▶ [Exercise brief] Retype exactly the lines from the first one through the line with "const yMinorA = [5,15,25,35,45,55,65,75];", including both ends; skip any pictures.

▶ [Material provided]
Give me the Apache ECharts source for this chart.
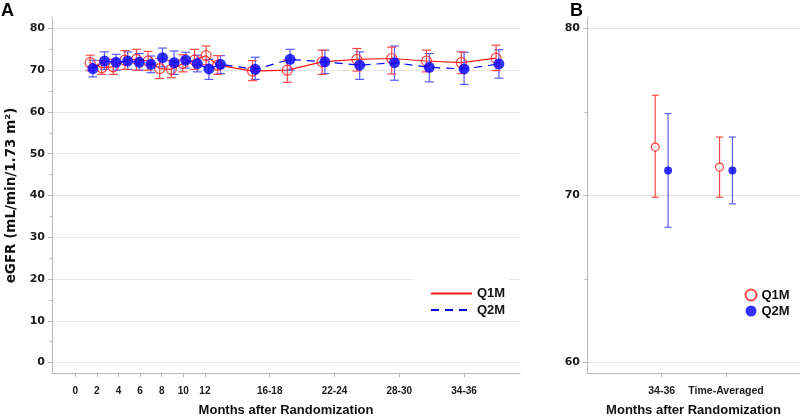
<!DOCTYPE html>
<html>
<head>
<meta charset="utf-8">
<script src="https://cdn.jsdelivr.net/npm/echarts@6/dist/echarts.min.js"></script>
<style>html,body{margin:0;padding:0;background:#fff}#c{width:800px;height:417px}</style>
</head>
<body>
<div id="c"></div>
<script>
// ---- Panel A data (months after randomization) ----
const months = [1,2,3,4,5,6,7,8,9,10,11,12,15,18,21,24,27,30,33,36];
const q1mMean = [71.8,70.6,70.8,72.4,72.6,72.2,70.4,70.2,71.6,72.4,73.5,71.2,69.8,70.0,72.0,72.6,72.8,72.2,71.8,72.9];
const q1mLow  = [69.9,69.0,69.0,70.2,70.0,70.0,68.0,68.2,69.6,70.2,71.3,69.0,67.5,67.1,69.0,69.8,69.1,69.6,69.2,69.9];
const q1mHigh = [73.6,72.3,72.6,74.7,75.0,74.5,72.8,72.3,73.7,75.0,75.8,73.5,72.3,72.4,74.8,75.2,75.5,74.8,74.4,76.0];
const q2mMean = [70.4,72.2,71.9,72.2,71.9,71.4,73.0,71.8,72.4,71.6,70.3,71.4,70.2,72.6,72.0,71.2,71.8,70.7,70.3,71.5];
const q2mLow  = [68.4,70.2,70.0,70.2,70.0,69.4,70.8,69.0,70.5,69.6,67.8,69.2,67.8,70.0,69.2,67.8,67.6,67.2,66.6,68.1];
const q2mHigh = [72.4,74.4,73.8,74.4,74.0,73.4,75.3,74.6,74.3,73.6,72.6,73.5,73.1,75.0,74.8,74.4,75.8,74.0,74.3,74.9];
const xTickValues = [0,2,4,6,8,10,12,18,24,30,36];
const xTickLabels = ['0','2','4','6','8','10','12','16-18','22-24','28-30','34-36'];
const yTicksA = [0,10,20,30,40,50,60,70,80];
const yMinorA = [5,15,25,35,45,55,65,75];

// ---- Panel B data ----
const bCategories = ['34-36','Time-Averaged'];
const bQ1mMean = [72.9,71.7];
const bQ1mLow  = [69.9,69.9];
const bQ1mHigh = [76.0,73.5];
const bQ2mMean = [71.5,71.5];
const bQ2mLow  = [68.1,69.5];
const bQ2mHigh = [74.9,73.5];
const yTicksB = [60,70,80];
const yMinorB = [65,75];

const RED = '#ff1a1a', RED_ERR = '#ff4a4a', BLUE = '#0000ff', BLUE_ERR = '#5b5bff';
const FONT = 'Arial, "Liberation Sans", sans-serif';
const NUMFONT = 'Verdana, "DejaVu Sans", sans-serif';
const OFF = 0.12, OFFB = 0.1;

function errRender(capHalf, color) {
  return function (params, api) {
    const x = api.value(0), lo = api.value(1), hi = api.value(2);
    const a = api.coord([x, lo]), b = api.coord([x, hi]);
    const st = {stroke: color, lineWidth: 1.2};
    return {type: 'group', children: [
      {type: 'line', shape: {x1: a[0], y1: a[1], x2: b[0], y2: b[1]}, style: st},
      {type: 'line', shape: {x1: a[0]-capHalf, y1: a[1], x2: a[0]+capHalf, y2: a[1]}, style: st},
      {type: 'line', shape: {x1: b[0]-capHalf, y1: b[1], x2: b[0]+capHalf, y2: b[1]}, style: st}
    ]};
  };
}

const axisLineStyle = {color: '#b8b8b8', width: 1};
const splitStyle = {color: '#e6e6e6', width: 1};

const option = {
  animation: false,
  backgroundColor: '#fff',
  graphic: [
    {type: 'text', left: 1, top: 2, style: {text: 'A', font: 'bold 18px ' + FONT, fill: '#000'}},
    {type: 'text', left: 570, top: 2, style: {text: 'B', font: 'bold 18px ' + FONT, fill: '#000'}}
  ],
  grid: [
    {left: 52, right: 280, top: 18, bottom: 44, containLabel: false, outerBoundsMode: 'none'},
    {left: 587, right: 0, top: 18, bottom: 44, containLabel: false, outerBoundsMode: 'none'}
  ],
  xAxis: [
    {type: 'value', gridIndex: 0, position: 'bottom', min: -2.405, max: 37.94,
     axisLine: {show: true, onZero: false, lineStyle: axisLineStyle}, axisTick: {show: false}, axisLabel: {show: false}, splitLine: {show: false}},
    {type: 'value', gridIndex: 0, position: 'bottom', min: -2.157, max: 41.18,
     axisLine: {show: false, onZero: false}, splitLine: {show: false},
     axisTick: {show: true, length: 4, customValues: xTickValues, lineStyle: axisLineStyle},
     axisLabel: {show: true, customValues: xTickValues, margin: 13, color: '#1a1a1a', fontFamily: FONT, fontWeight: 'bold', fontSize: 10,
       formatter: v => xTickLabels[xTickValues.indexOf(v)]},
     name: 'Months after Randomization', nameLocation: 'middle', nameGap: 31,
     nameTextStyle: {fontFamily: FONT, fontWeight: 'bold', fontSize: 13, color: '#111'}},
    {type: 'value', gridIndex: 1, position: 'bottom', min: -0.16, max: 3.15,
     axisLine: {show: true, onZero: false, lineStyle: axisLineStyle}, splitLine: {show: false},
     axisTick: {show: true, length: 4, customValues: [1,2], lineStyle: axisLineStyle},
     axisLabel: {show: true, customValues: [1,2], margin: 13, color: '#1a1a1a', fontFamily: FONT, fontWeight: 'bold', fontSize: 10.5,
       formatter: v => bCategories[v-1]},
     name: 'Months after Randomization', nameLocation: 'middle', nameGap: 31,
     nameTextStyle: {fontFamily: FONT, fontWeight: 'bold', fontSize: 13, color: '#111'}}
  ],
  yAxis: [
    {type: 'value', gridIndex: 0, position: 'left', min: -2.5, max: 82.5,
     axisLine: {show: true, onZero: false, lineStyle: axisLineStyle},
     axisTick: {show: true, length: 4, customValues: yTicksA, lineStyle: axisLineStyle},
     axisLabel: {show: true, customValues: yTicksA, margin: 7, color: '#1a1a1a', fontFamily: NUMFONT, fontWeight: 'bold', fontSize: 11},
     splitLine: {show: true, lineStyle: splitStyle},
     name: 'eGFR (mL/min/1.73 m²)', nameLocation: 'middle', nameGap: 30,
     nameTextStyle: {fontFamily: NUMFONT, fontWeight: 'bold', fontSize: 13.5, color: '#111'}},
    {type: 'value', gridIndex: 0, position: 'left', min: -2.5, max: 82.5,
     axisLine: {show: false, onZero: false}, axisLabel: {show: false}, splitLine: {show: false},
     axisTick: {show: true, length: 2.5, customValues: yMinorA, lineStyle: axisLineStyle}},
    {type: 'value', gridIndex: 1, position: 'left', min: 59.375, max: 80.625,
     axisLine: {show: true, onZero: false, lineStyle: axisLineStyle},
     axisTick: {show: true, length: 4, customValues: yTicksB, lineStyle: axisLineStyle},
     axisLabel: {show: true, customValues: yTicksB, margin: 7, color: '#1a1a1a', fontFamily: NUMFONT, fontWeight: 'bold', fontSize: 11},
     splitLine: {show: true, lineStyle: splitStyle}},
    {type: 'value', gridIndex: 1, position: 'left', min: 59.375, max: 80.625,
     axisLine: {show: false, onZero: false}, axisLabel: {show: false}, splitLine: {show: false},
     axisTick: {show: true, length: 2.5, customValues: yMinorB, lineStyle: axisLineStyle}}
  ],
  legend: [
    {data: ['Q1M','Q2M'], orient: 'vertical', left: 413, top: 275, itemWidth: 41, itemHeight: 10, itemGap: 3.5, itemTextGap: 6,
     padding: [12,4,3,17], backgroundColor: '#fff', itemStyle: {opacity: 0},
     textStyle: {fontFamily: FONT, fontWeight: 'bold', fontSize: 13, color: '#111'}},
    {data: ['Q1M-B','Q2M-B'], orient: 'vertical', left: 744.5, top: 288.5, itemWidth: 11, itemHeight: 11, itemGap: 3, itemTextGap: 6,
     padding: 0, formatter: n => n.replace('-B',''),
     textStyle: {fontFamily: FONT, fontWeight: 'bold', fontSize: 13, color: '#111'}}
  ],
  series: [
    {name: 'Q1M', type: 'line', xAxisIndex: 0, yAxisIndex: 0, symbol: 'none', z: 2,
     lineStyle: {color: RED, width: 1.2, type: 'solid'}, itemStyle: {color: RED},
     data: months.map((m,i) => [m-OFF, q1mMean[i]])},
    {name: 'Q2M', type: 'line', xAxisIndex: 0, yAxisIndex: 0, symbol: 'none', z: 2,
     lineStyle: {color: BLUE, width: 1.2, type: [8,6]}, itemStyle: {color: BLUE},
     data: months.map((m,i) => [m+OFF, q2mMean[i]])},
    {name: 'Q2M err', type: 'custom', xAxisIndex: 0, yAxisIndex: 0, z: 3, clip: false,
     renderItem: errRender(4.5, BLUE_ERR), encode: {x: 0, y: [1,2]},
     data: months.map((m,i) => [m+OFF, q2mLow[i], q2mHigh[i]])},
    {name: 'Q1M err', type: 'custom', xAxisIndex: 0, yAxisIndex: 0, z: 3, clip: false,
     renderItem: errRender(4.5, RED_ERR), encode: {x: 0, y: [1,2]},
     data: months.map((m,i) => [m-OFF, q1mLow[i], q1mHigh[i]])},
    {name: 'Q1M pts', type: 'scatter', xAxisIndex: 0, yAxisIndex: 0, z: 4, symbol: 'circle', symbolSize: 10,
     itemStyle: {color: 'rgba(255,255,255,0)', borderColor: RED, borderWidth: 1.2},
     data: months.map((m,i) => [m-OFF, q1mMean[i]])},
    {name: 'Q2M pts', type: 'scatter', xAxisIndex: 0, yAxisIndex: 0, z: 5, symbol: 'circle', symbolSize: 11,
     itemStyle: {color: BLUE},
     data: months.map((m,i) => [m+OFF, q2mMean[i]])},
    {name: 'Q1M-B err', type: 'custom', xAxisIndex: 2, yAxisIndex: 2, z: 3, clip: false,
     renderItem: errRender(3.5, RED_ERR), encode: {x: 0, y: [1,2]},
     data: bCategories.map((c,i) => [i+1-OFFB, bQ1mLow[i], bQ1mHigh[i]])},
    {name: 'Q2M-B err', type: 'custom', xAxisIndex: 2, yAxisIndex: 2, z: 3, clip: false,
     renderItem: errRender(3.5, BLUE_ERR), encode: {x: 0, y: [1,2]},
     data: bCategories.map((c,i) => [i+1+OFFB, bQ2mLow[i], bQ2mHigh[i]])},
    {name: 'Q1M-B', type: 'scatter', xAxisIndex: 2, yAxisIndex: 2, z: 4, symbol: 'circle', symbolSize: 8,
     itemStyle: {color: '#fff', borderColor: RED, borderWidth: 1.2},
     data: bCategories.map((c,i) => [i+1-OFFB, bQ1mMean[i]])},
    {name: 'Q2M-B', type: 'scatter', xAxisIndex: 2, yAxisIndex: 2, z: 5, symbol: 'circle', symbolSize: 8,
     itemStyle: {color: BLUE},
     data: bCategories.map((c,i) => [i+1+OFFB, bQ2mMean[i]])}
  ]
};
const chart = echarts.init(document.getElementById('c'), null, {renderer: 'canvas'});
chart.setOption(option);
</script>
</body>
</html>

▶ [Problem solution]
Give me the Apache ECharts source for this chart.
<!DOCTYPE html>
<html>
<head>
<meta charset="utf-8">
<script src="https://cdn.jsdelivr.net/npm/echarts@6/dist/echarts.min.js"></script>
<style>html,body{margin:0;padding:0;background:#fff}#c{width:800px;height:417px}</style>
</head>
<body>
<div id="c"></div>
<script>
// ---- Panel A data (months after randomization) ----
const months = [1,2,3,4,5,6,7,8,9,10,11,12,15,18,21,24,27,30,33,36];
const q1mMean = [71.8,70.6,70.8,72.4,72.6,72.2,70.4,70.2,71.6,72.4,73.5,71.2,69.8,70.0,72.0,72.6,72.8,72.2,71.8,72.9];
const q1mLow  = [69.9,69.0,69.0,70.2,70.0,70.0,68.0,68.2,69.6,70.2,71.3,69.0,67.5,67.1,69.0,69.8,69.1,69.6,69.2,69.9];
const q1mHigh = [73.6,72.3,72.6,74.7,75.0,74.5,72.8,72.3,73.7,75.0,75.8,73.5,72.3,72.4,74.8,75.2,75.5,74.8,74.4,76.0];
const q2mMean = [70.4,72.2,71.9,72.2,71.9,71.4,73.0,71.8,72.4,71.6,70.3,71.4,70.2,72.6,72.0,71.2,71.8,70.7,70.3,71.5];
const q2mLow  = [68.4,70.2,70.0,70.2,70.0,69.4,70.8,69.0,70.5,69.6,67.8,69.2,67.8,70.0,69.2,67.8,67.6,67.2,66.6,68.1];
const q2mHigh = [72.4,74.4,73.8,74.4,74.0,73.4,75.3,74.6,74.3,73.6,72.6,73.5,73.1,75.0,74.8,74.4,75.8,74.0,74.3,74.9];
const xTickValues = [0,2,4,6,8,10,12,18,24,30,36];
const xTickLabels = ['0','2','4','6','8','10','12','16-18','22-24','28-30','34-36'];
const yTicksA = [0,10,20,30,40,50,60,70,80];
const yMinorA = [5,15,25,35,45,55,65,75];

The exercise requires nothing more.